Neurodiversity is taken very seriously as a topic by our senior leadership team. We recently had an event at our offices to launch the NTT DATA Neurodovdersity Network.
The aim being to:
- Increase our understanding and awareness of Neurodiversity
- Learn first-hand experience from your own colleagues and our guests at Nueropool
- How we can better support your Neurodiverse colleagues, both as a company and as individuals
- Help us to recruit more Neurodiverse talent to the company
The event was hosted by Joulie Gindi. Below she shares her thoughts on the importance of a diverse workforce and her observations from the event.
What a brilliant Neurodiversity Network launch event we had this week! You know an organisation’s commitment from its leadership’s involvement and we were humbled by the strong presence from our Leadership Team.
The event started with a quiz run by Neuropool who shared the results with us at the end of the event. The first speaker was our CEO himself! Fernando Apezteguia shared his positive experience of working with a Neurodivergent workforce in Brazil when they hired employees on the spectrum and how the results were better than anyone anticipated. He also emphasised how the right environment would allow all talents to thrive and that we need variety of thought.
This was followed by Neuropool’s CEO Jack Dyrhauge who discussed their aspirations, where they are in that journey and how other UK organisations are doing. With the shocking figures shown below, he also ended it on a positive note on workplaces investing and proactively taking this journey too (kudos EY, IBM, Universal Music Group and others).
Then Hannah Burrage from Neuropool took us through Design & Accessibility to enable neurodivergent colleagues through a better working environment and better representation of their authentic selves. A better working environment would also be welcomed by neurotypical colleagues or those who do not know nor have a diagnosis -hence, being inclusive for all!
I then took a non-text book definition of what Autism might mean using personal experience and two different analogies. Experiences including gifted children I knew on the spectrum being forced out of the education system or getting in trouble for being too honest/ direct-including Albert Einstein. How thanks to 200-400 gene variations that determine Autism - it is a spectrum; how we think differently, sometimes literally and how all this fits in what others refer to as a spikey profile or spectrum.
While the straight lines represent neurotuypical people, their strengths and their abilities. The oscillations represent someone on the spectrum excelling on certain things but not others, which can cause frustration to them and those around them. The other definition of Autism took us to the simple analogy of the brain consisting of pigeonholes and how that works in a neurotypical person versus a person on the spectrum. We went on to explain how that can be great because it allows us to see things others might not (e.g. pattern recognition or avoiding biases) but also a disaster and cause of sensory overwhelm when we have to use more than one sense.

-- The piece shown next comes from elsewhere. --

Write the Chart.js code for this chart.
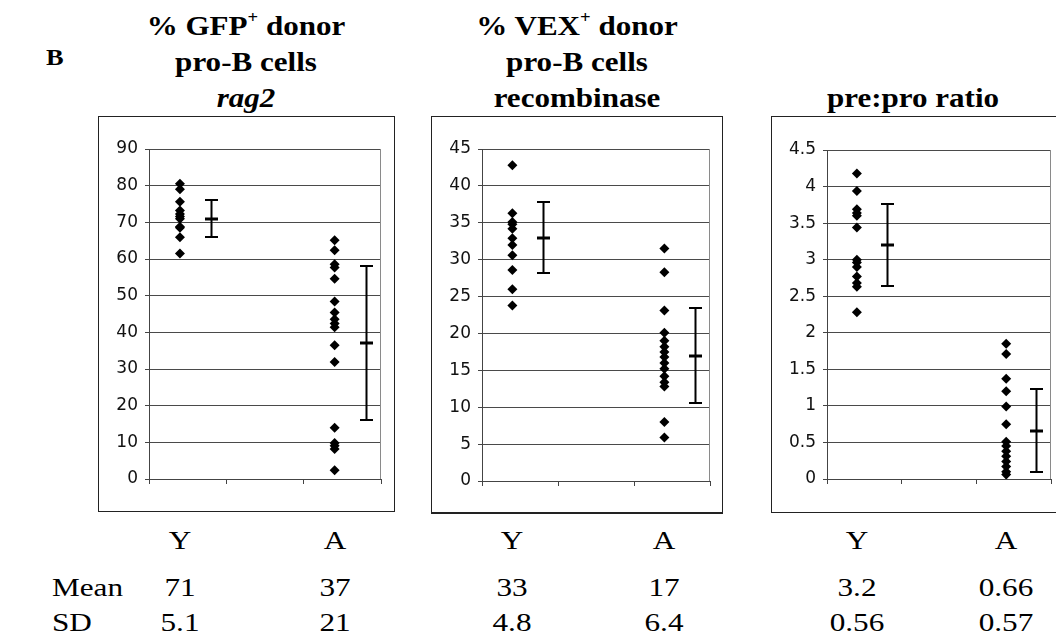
<!DOCTYPE html>
<html>
<head>
<meta charset="utf-8">
<script src="https://cdn.jsdelivr.net/npm/chart.js@4/dist/chart.umd.min.js"></script>
<style>
  html, body { margin: 0; padding: 0; background: #fff; }
  body { width: 1056px; height: 638px; position: relative; overflow: hidden;
         font-family: "Liberation Serif", "Times New Roman", serif; color: #000; }
  .box { position: absolute; border: 1px solid #222; box-sizing: border-box; }
  .plot { position: absolute; }
  .plot canvas { display: block; }
  .title { position: absolute; font-weight: bold; font-size: 27px; line-height: 36px;
           text-align: center; white-space: nowrap; transform: translateX(-50%) scaleX(1.15); }
  .title sup { font-size: 60%; line-height: 0; position: relative; top: -0.1em; vertical-align: super; }
  .letter { position: absolute; font-weight: bold; font-size: 24px; line-height: 24px;
            transform: scaleX(1.1); transform-origin: left center; }
  .cell { position: absolute; font-size: 26px; line-height: 26px; white-space: nowrap;
          transform: translateX(-50%) scaleX(1.2); }
  .rowhead { position: absolute; font-size: 26px; line-height: 26px; white-space: nowrap;
             transform: scaleX(1.2); transform-origin: left center; }
</style>
</head>
<body>

<div class="letter" style="left:46px; top:45px;">B</div>

<div class="title" style="left:246px; top:8px;">% GFP<sup>+</sup> donor<br>pro-B cells<br><i>rag2</i></div>
<div class="title" style="left:577px; top:8px;">% VEX<sup>+</sup> donor<br>pro-B cells<br>recombinase</div>
<div class="title" style="left:913px; top:80px;">pre:pro ratio</div>

<div class="box" style="left:98px; top:116px; width:297px; height:396px;"></div>
<div class="box" style="left:431px; top:116px; width:292px; height:398px; border-bottom-width:2px;"></div>
<div class="box" style="left:771px; top:116px; width:300px; height:397px;"></div>

<div class="plot" style="left:99px; top:117px;"><canvas id="gfp" width="295" height="393"></canvas></div>
<div class="plot" style="left:432px; top:117px;"><canvas id="vex" width="290" height="396"></canvas></div>
<div class="plot" style="left:772px; top:117px;"><canvas id="ratio" width="284" height="394"></canvas></div>

<div class="rowhead" style="left:52px; top:575px;">Mean</div>
<div class="rowhead" style="left:52px; top:610px;">SD</div>

<script>
// Groups: young (Y) and aged (A) donors
const groups = ['Y', 'A'];

// % GFP+ donor pro-B cells (rag2 reporter)
const gfpYoung = [80.5, 79.0, 75.6, 73.2, 72.3, 71.6, 71.0, 68.8, 68.5, 65.9, 61.5];
const gfpAged  = [65.1, 62.4, 58.6, 57.7, 54.6, 48.4, 45.4, 43.6, 42.4, 41.4, 36.5, 31.9, 14.0, 9.8, 9.1, 8.2, 2.4];
const gfpMean  = [71, 37];
const gfpSD    = [5.1, 21];
const gfpTicks = ['0', '10', '20', '30', '40', '50', '60', '70', '80', '90'];

// % VEX+ donor pro-B cells (recombinase reporter)
const vexYoung = [42.8, 36.3, 35.1, 34.8, 34.2, 32.9, 32.0, 30.6, 28.6, 26.0, 23.8];
const vexAged  = [31.5, 28.3, 23.1, 20.1, 19.0, 18.2, 17.5, 16.8, 16.0, 15.2, 14.2, 13.4, 12.8, 8.0, 5.9];
const vexMean  = [33, 17];
const vexSD    = [4.8, 6.4];
const vexTicks = ['0', '5', '10', '15', '20', '25', '30', '35', '40', '45'];

// pre-B : pro-B ratio
const ratioYoung = [4.18, 3.94, 3.69, 3.64, 3.60, 3.44, 3.00, 2.96, 2.90, 2.77, 2.68, 2.63, 2.28];
const ratioAged  = [1.85, 1.71, 1.37, 1.20, 0.99, 0.75, 0.51, 0.45, 0.38, 0.31, 0.24, 0.17, 0.10, 0.06];
const ratioMean  = [3.2, 0.66];
const ratioSD    = [0.56, 0.57];
const ratioTicks = ['0', '0.5', '1', '1.5', '2', '2.5', '3', '3.5', '4', '4.5'];

// Horizontal placement of each group's dots and of its mean ± SD bar (x axis runs 0..3)
const POINT_X = [0.4, 2.4];
const BAR_X   = [0.8, 2.8];

// Mean ± SD bars, with a short heavy tick at the mean
const errorBars = {
  id: 'errorBars',
  afterDatasetsDraw(chart, args, opts) {
    const { ctx, scales: { x, y } } = chart;
    const half = 6.5;
    ctx.save();
    ctx.strokeStyle = '#000';
    opts.bars.forEach(b => {
      const px = Math.round(x.getPixelForValue(b.x)) + 0.5;
      const top = Math.round(y.getPixelForValue(b.mean + b.sd));
      const bot = Math.round(y.getPixelForValue(Math.max(b.mean - b.sd, y.min)));
      const mid = Math.round(y.getPixelForValue(b.mean));
      ctx.lineWidth = 2;
      ctx.beginPath();
      ctx.moveTo(px, top); ctx.lineTo(px, bot);
      ctx.moveTo(px - half, top); ctx.lineTo(px + half, top);
      ctx.moveTo(px - half, bot); ctx.lineTo(px + half, bot);
      ctx.stroke();
      ctx.lineWidth = 3;
      ctx.beginPath();
      ctx.moveTo(px - half, mid); ctx.lineTo(px + half, mid);
      ctx.stroke();
    });
    ctx.restore();
  }
};

// Right-hand edge of the plotting area
const plotFrame = {
  id: 'plotFrame',
  beforeDatasetsDraw(chart) {
    const { ctx, chartArea: a } = chart;
    ctx.save();
    ctx.strokeStyle = '#8a8a8a';
    ctx.lineWidth = 1;
    ctx.beginPath();
    ctx.moveTo(Math.round(a.right) - 0.5, a.top);
    ctx.lineTo(Math.round(a.right) - 0.5, a.bottom);
    ctx.stroke();
    ctx.restore();
  }
};

function buildChart(id, young, aged, mean, sd, tickLabels, layout) {
  const tickValues = tickLabels.map(Number);
  const step = tickValues[1] - tickValues[0];
  const series = [young, aged];
  const datasets = series.map((vals, i) => ({
    label: groups[i],
    data: vals.map(v => ({ x: POINT_X[i], y: v })),
    pointStyle: 'rectRot',
    pointRadius: 5,
    pointBorderWidth: 0,
    backgroundColor: '#000',
    borderColor: '#000',
    showLine: false
  }));
  const bars = groups.map((g, i) => ({ x: BAR_X[i], mean: mean[i], sd: sd[i] }));

  return new Chart(document.getElementById(id), {
    type: 'scatter',
    data: { datasets },
    plugins: [plotFrame, errorBars],
    options: {
      responsive: false,
      animation: false,
      events: [],
      layout: { padding: { left: 0, top: layout.top, right: layout.right, bottom: layout.bottom } },
      plugins: {
        legend: { display: false },
        tooltip: { enabled: false },
        errorBars: { bars }
      },
      scales: {
        x: {
          type: 'linear', min: 0, max: 3,
          ticks: { display: false, stepSize: 1 },
          grid: { drawOnChartArea: false, drawTicks: true, tickLength: 5, color: '#444' },
          border: { display: true, color: '#444', width: 1 },
          afterFit(s) { s.height = 5; s.paddingLeft = 0; s.paddingRight = 0; }
        },
        y: {
          type: 'linear', min: tickValues[0], max: tickValues[tickValues.length - 1],
          ticks: {
            stepSize: step, padding: 7, color: '#111',
            font: { family: 'DejaVu Sans', size: 17 },
            callback(value) {
              const k = tickValues.findIndex(t => Math.abs(t - value) < step / 100);
              return k >= 0 ? tickLabels[k] : '';
            }
          },
          grid: { color: '#4a4a4a', lineWidth: 1, tickLength: 4, tickColor: '#444' },
          border: { display: true, color: '#444', width: 1 },
          afterFit(s) { s.width = layout.axis; s.paddingTop = 0; s.paddingBottom = 0; }
        }
      }
    }
  });
}

const panels = [
  { mean: gfpMean, sd: gfpSD,
    chart: buildChart('gfp', gfpYoung, gfpAged, gfpMean, gfpSD, gfpTicks, { axis: 50, top: 32, right: 13, bottom: 26 }) },
  { mean: vexMean, sd: vexSD,
    chart: buildChart('vex', vexYoung, vexAged, vexMean, vexSD, vexTicks, { axis: 50, top: 32, right: 12, bottom: 27 }) },
  { mean: ratioMean, sd: ratioSD,
    chart: buildChart('ratio', ratioYoung, ratioAged, ratioMean, ratioSD, ratioTicks, { axis: 55, top: 33, right: 3, bottom: 27 }) }
];

// Group letters and the Mean / SD summary, centred under each group's dots
function addCell(text, cx, top) {
  const d = document.createElement('div');
  d.className = 'cell';
  d.style.left = cx + 'px';
  d.style.top = top + 'px';
  d.textContent = text;
  document.body.appendChild(d);
}
panels.forEach(p => {
  const offset = p.chart.canvas.parentElement.offsetLeft;
  groups.forEach((g, i) => {
    const cx = offset + p.chart.scales.x.getPixelForValue(POINT_X[i]);
    addCell(g, cx, 528);
    addCell(String(p.mean[i]), cx, 575);
    addCell(String(p.sd[i]), cx, 610);
  });
});
</script>
</body>
</html>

We went into how some people on the spectrum are not good at understanding or describing how we feel; which many believe to be “lack of empathy” when some of us are very empathetic but do not show our response in a typical/ neurotypical/ expected norm.
We agreed and this was supported by Fernando on his speech that the fact we think or output/ act differently should not mean we are rude or incapable. That we are disabled because we are neurodivergent but because of our rigid surroundings and conforming to rigid societal expectations/ norms.

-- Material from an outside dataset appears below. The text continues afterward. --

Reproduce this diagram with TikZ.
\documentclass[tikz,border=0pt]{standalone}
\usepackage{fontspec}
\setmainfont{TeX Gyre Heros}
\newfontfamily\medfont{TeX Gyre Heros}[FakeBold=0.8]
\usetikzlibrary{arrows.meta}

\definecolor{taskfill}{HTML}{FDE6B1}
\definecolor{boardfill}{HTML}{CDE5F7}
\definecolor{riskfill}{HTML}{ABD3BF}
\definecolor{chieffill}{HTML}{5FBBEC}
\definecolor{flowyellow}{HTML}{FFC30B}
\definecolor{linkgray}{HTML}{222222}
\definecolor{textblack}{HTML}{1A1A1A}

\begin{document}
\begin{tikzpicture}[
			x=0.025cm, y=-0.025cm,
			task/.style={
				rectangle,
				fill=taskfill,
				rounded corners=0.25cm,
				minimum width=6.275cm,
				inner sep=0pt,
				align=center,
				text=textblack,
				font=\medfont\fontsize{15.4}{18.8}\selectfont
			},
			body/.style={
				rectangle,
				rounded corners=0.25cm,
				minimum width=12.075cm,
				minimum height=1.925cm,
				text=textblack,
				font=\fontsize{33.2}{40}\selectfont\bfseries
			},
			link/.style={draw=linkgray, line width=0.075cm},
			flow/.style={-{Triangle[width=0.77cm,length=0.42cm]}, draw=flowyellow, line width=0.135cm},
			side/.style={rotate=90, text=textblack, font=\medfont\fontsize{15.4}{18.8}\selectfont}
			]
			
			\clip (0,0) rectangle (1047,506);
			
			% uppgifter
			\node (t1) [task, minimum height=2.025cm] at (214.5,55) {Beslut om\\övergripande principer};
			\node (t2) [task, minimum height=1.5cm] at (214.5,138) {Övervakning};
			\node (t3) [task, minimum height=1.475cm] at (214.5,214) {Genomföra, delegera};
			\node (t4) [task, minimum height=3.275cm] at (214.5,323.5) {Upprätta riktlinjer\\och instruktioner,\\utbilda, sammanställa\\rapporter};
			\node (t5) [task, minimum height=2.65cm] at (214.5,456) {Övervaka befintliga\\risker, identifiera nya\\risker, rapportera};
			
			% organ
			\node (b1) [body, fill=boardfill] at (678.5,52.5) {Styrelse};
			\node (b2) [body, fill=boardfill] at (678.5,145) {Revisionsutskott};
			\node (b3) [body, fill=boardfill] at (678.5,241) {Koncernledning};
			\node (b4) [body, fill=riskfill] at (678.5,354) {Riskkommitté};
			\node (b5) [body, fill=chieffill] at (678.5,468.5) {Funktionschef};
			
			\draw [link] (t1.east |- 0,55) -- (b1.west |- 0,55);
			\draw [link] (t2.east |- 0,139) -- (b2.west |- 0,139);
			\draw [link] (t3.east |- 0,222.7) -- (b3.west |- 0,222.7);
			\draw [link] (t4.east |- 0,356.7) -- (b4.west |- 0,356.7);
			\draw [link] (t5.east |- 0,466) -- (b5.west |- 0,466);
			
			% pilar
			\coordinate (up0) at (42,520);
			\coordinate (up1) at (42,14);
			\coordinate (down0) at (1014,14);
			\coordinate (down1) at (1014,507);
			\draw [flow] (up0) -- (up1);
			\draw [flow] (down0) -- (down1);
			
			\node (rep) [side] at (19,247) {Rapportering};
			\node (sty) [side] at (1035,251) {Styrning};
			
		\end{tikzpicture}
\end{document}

I then asked the room if anyone struggled with maths at school? Thanks to extra support or teaching methods, we still learnt division and concepts of algebra by the end of an academic year.
We then looked at some disturbing figures including how most Autism funding goes towards finding out why autistic people exist, over 20% into ways to make autistic people less autistic and less than 9% of funding goes into services to assist or enable people with autism.

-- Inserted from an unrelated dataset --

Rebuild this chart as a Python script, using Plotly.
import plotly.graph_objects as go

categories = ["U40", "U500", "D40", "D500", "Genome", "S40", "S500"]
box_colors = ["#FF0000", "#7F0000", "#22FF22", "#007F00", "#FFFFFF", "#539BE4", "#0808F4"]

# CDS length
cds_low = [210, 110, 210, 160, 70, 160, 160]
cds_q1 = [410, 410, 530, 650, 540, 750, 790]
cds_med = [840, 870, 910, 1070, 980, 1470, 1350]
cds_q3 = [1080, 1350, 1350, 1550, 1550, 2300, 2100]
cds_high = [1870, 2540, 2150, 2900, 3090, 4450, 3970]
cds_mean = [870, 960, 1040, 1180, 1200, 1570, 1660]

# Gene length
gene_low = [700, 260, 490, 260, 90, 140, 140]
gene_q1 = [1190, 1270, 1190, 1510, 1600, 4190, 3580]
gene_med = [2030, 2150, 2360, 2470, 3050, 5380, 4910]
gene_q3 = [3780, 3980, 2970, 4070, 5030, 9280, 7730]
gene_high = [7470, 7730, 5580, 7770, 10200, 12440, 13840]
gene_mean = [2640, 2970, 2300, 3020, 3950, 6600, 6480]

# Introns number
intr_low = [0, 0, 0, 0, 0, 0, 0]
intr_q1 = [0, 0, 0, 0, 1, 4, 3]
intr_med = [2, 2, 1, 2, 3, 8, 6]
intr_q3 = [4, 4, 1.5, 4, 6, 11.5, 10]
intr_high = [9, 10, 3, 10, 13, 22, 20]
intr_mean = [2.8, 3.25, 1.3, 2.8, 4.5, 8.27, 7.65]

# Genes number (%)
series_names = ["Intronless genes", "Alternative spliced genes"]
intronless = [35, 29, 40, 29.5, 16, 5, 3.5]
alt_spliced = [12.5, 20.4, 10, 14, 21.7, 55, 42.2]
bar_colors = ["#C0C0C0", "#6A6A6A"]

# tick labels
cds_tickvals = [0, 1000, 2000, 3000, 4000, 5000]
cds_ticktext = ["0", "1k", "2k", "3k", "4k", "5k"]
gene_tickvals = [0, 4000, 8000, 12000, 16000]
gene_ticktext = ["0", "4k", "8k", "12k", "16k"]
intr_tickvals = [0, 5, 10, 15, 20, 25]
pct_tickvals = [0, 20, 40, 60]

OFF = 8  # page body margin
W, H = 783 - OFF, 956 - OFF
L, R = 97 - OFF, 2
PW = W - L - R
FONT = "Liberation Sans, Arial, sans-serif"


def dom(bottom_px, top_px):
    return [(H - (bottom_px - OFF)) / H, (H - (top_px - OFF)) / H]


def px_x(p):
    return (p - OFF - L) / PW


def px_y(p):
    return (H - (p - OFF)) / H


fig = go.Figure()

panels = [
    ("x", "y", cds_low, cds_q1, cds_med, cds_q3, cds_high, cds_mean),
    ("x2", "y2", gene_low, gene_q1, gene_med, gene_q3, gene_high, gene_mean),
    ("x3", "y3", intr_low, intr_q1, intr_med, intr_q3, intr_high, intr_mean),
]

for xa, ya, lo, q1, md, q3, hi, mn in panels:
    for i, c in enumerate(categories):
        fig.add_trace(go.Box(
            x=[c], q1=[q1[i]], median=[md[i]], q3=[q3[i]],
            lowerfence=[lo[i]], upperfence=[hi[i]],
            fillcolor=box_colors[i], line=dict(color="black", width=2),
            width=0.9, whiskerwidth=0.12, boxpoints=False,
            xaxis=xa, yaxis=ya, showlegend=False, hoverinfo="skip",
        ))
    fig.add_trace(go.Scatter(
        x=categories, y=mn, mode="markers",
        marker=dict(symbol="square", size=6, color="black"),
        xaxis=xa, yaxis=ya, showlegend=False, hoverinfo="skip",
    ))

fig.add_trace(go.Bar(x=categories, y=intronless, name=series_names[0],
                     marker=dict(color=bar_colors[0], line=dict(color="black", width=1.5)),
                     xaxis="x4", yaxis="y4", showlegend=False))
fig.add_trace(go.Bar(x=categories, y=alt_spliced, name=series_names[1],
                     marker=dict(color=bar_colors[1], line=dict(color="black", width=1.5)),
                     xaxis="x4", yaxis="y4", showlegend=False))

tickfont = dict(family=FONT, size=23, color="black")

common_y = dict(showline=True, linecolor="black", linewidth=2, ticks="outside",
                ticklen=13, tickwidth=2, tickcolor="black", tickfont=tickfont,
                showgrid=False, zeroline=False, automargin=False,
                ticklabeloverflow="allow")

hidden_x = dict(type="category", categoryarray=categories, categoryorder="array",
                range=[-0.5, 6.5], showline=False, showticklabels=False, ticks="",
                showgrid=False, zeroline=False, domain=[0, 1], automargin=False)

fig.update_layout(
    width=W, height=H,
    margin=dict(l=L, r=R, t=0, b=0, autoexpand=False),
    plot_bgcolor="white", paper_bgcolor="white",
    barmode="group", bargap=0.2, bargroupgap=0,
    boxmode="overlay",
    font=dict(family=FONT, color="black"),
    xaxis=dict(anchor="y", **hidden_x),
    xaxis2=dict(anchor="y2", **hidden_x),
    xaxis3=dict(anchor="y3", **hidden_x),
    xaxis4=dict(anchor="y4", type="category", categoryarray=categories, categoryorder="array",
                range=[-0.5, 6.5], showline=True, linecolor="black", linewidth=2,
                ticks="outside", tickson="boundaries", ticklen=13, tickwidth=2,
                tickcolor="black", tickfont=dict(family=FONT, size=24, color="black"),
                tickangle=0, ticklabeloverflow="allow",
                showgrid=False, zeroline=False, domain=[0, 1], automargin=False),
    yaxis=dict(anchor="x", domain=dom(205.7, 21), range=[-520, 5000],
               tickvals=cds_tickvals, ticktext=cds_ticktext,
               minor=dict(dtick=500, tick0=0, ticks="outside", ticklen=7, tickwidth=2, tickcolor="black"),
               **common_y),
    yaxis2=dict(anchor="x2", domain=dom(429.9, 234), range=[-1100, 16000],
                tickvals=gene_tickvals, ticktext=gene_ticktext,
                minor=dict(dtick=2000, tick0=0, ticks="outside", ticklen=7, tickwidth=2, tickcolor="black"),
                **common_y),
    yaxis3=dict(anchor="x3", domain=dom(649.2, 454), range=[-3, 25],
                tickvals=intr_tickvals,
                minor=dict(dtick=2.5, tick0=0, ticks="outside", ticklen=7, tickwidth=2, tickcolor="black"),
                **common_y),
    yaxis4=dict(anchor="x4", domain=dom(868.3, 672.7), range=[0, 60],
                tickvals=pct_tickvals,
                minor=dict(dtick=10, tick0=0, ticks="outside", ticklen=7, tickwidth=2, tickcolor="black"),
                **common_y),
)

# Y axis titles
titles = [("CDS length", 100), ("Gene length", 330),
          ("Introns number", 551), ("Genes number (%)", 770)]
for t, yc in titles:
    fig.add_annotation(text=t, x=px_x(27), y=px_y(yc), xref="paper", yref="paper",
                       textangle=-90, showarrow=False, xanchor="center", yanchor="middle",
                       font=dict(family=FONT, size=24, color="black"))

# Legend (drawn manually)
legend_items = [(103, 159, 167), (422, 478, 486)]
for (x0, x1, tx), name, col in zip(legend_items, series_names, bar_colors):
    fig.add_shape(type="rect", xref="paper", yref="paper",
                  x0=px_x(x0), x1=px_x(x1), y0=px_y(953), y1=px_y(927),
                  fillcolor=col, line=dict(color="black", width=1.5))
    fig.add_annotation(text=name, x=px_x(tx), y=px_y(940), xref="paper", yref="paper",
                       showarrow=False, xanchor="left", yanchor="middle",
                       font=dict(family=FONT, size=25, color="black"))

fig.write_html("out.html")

We explored why masking or moulding people on the spectrum or other neurodivergent people is detrimental for them and does not encourage diversity of thought.
Then we looked at more disturbing UK figures (please do not use the “functioning” label-although it is still used in official diagnoses, the Autism community does not appreciate it):
We all agreed that for our commitment, for our hard work and other benefits we offer or just as humans - we deserve better than that!
Then Thomas Wilkes led us into the diversity of thought and how biodiversity allows a healthier and thriving environment and neurodiversity would allow a diverse cognitive environment. He examined the Medical Vs Social disability model; the medical model puts the full responsibility on the individual by assuming there is one right way to develop physiologically or neurologically & anything else has to be fixed or changed (e.g. a wheelchair user offered a wheelchair). The social model looks at it differently and enables the individual through their environment (e.g. offering a ramp or a lift to enable the wheelchair user); needless to say, this is where we can introduce enablement.
We finalised our team’s presentation reflecting how neurodiverse people are not failed neurotypical people; but are perfectly good neurodivergent people failed by the environment & surroundings designed for neurotypical and rigid norms that would not encourage diversity of thought. Followed by Costanza Termine passing the team's appreciation and success with wins.
The event was concluded with our CTO Tom Winstanley sharing his own experiences with close ones and how a different awareness and supportive environment can make a difference; which led to our Q&A session.
And yes - as with all good events, we enjoyed some inclusive drinks and canapés! =P
Thanks to all who presented, participated and made this event happen; keep on raising awareness and being inclusive!